Frank Ocean went from working as a songwriter for Def Jam to singing hooks for Odd Future to anchoring tracks for Beyonce, Jay-Z and Kanye. Now he’s released his official debut, Channel Orange, which reflects his varied work, jumping quickly and working easily in different styles…and doesn’t mind a few wrong turns.

Channel Orange shares some qualities with Ocean’s previous Nostalgia Ultra mixtape/album – sonic clarity, earnestness — but it’s grounded more in keyboard-driven, 70s-tinged soul and funk. Many songs build around little keyboard riffs and flexible, prominent bass. There are sweet bursts of backing vocals, gutsier arrangements, and a slew of instruments he’s seemingly learned since the last project: strings, organs, horns, etc.

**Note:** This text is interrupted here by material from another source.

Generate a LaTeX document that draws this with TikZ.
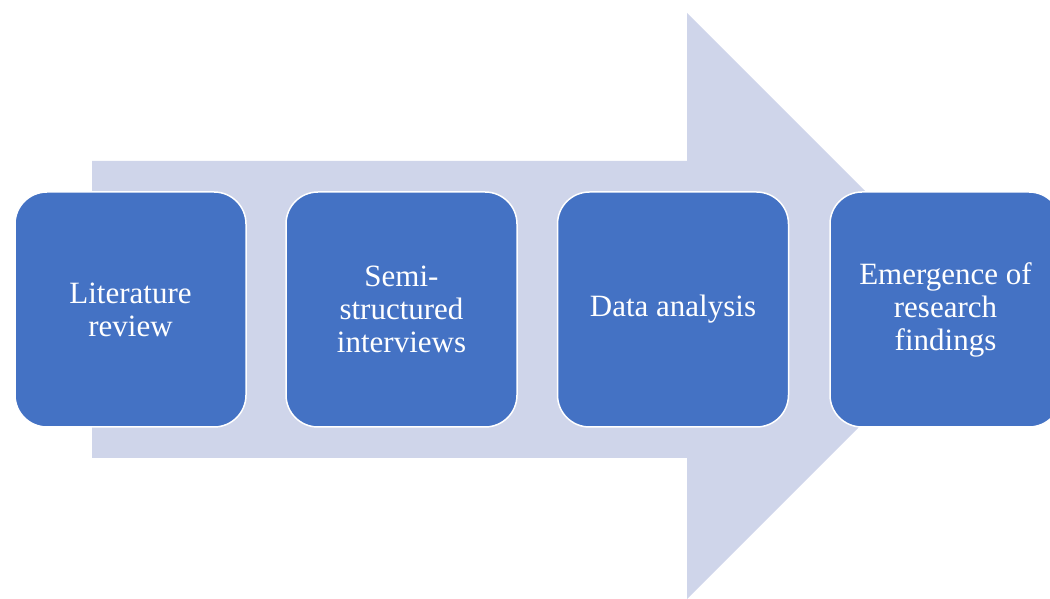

His songwriting has changed too; there’s more power and urgency of feeling. “Thinkin’ Bout You” begins with a string of nonsense — “A tornado flew around my room before you came/ Excuse the mess it made/ It usually doesn’t rain in southern California/ Much like Arizona” – before Ocean suddenly wiggles into the core of the song, “My eyes don’t shed tears, but boy they pour when I’m thinkin’ bout you.” When he switches from a stream of light-hearted free association to simple sentimentality, it’s unexpected but secure, giving you something easy to hold on to. The giddy, tangential opening complements the seriousness of the chorus, making Ocean endearingly bashful and appealingly in love.

The album can be split into three. The opening chunk — just a few songs — conveys a rich longing with smooth backing vocals, soft swathes of instrumentation, and aching falsetto. The second part of the album contains the album’s biggest beats and hooks; it jumps around, evoking the wild highs and lows created by the heady mix of romance, booze, and wealth described in the songs. The first few songs made it all seem easy, but here the real world intrudes. Things are complicated, warped, and intensified by drugs, alcohol, unemployment and apathy. The ups and downs are mimicked by the music, which moves between a full-throated soul chorus and a flat monologue, a rigidly monotonic beat and lithe, expressive vocals, powerful synth-funk and snapping slink.

For Channel Orange’s third section, Ocean favors slow arrangements with organ and strings, and he engages in a more abstract analysis of love. This can be risky. On “Thinkin’ Bout You,” Ocean used nonsense as cover and it heightened the effect of the chorus, but on “Pink Matter,” Ocean tries to make the nonsense important: “What do you think my brain is made for/ Is it just a container for the mind/ . . . Sensei replied what is your woman/ Is she just a container for the child?” You’re listening to a stoner’s monologue which doesn’t work as well if you’re not high yourself (and if you are, you might be falling asleep, because it’s paired with a plodding beat). Ocean does better when he sings a love song for Forrest Gump. After two serious songs, this one represents a nice change of pace – the chorus plays on Forrest’s temporary obsession with running. It also gains gravity from the songs that came before it, and, combined with Ocean’s sincerity, manages to be both funny and affecting.

Channel Orange reflects its maker’s career to this point — disjointed, ambitious, and versatile. Ocean is consistently surprising, though this means that he sometimes makes a distracting turn into a strange tale about corrupt drug-dealing cops. More often than not, his quick pivots illustrate the urgency, pain, and hilarity of love.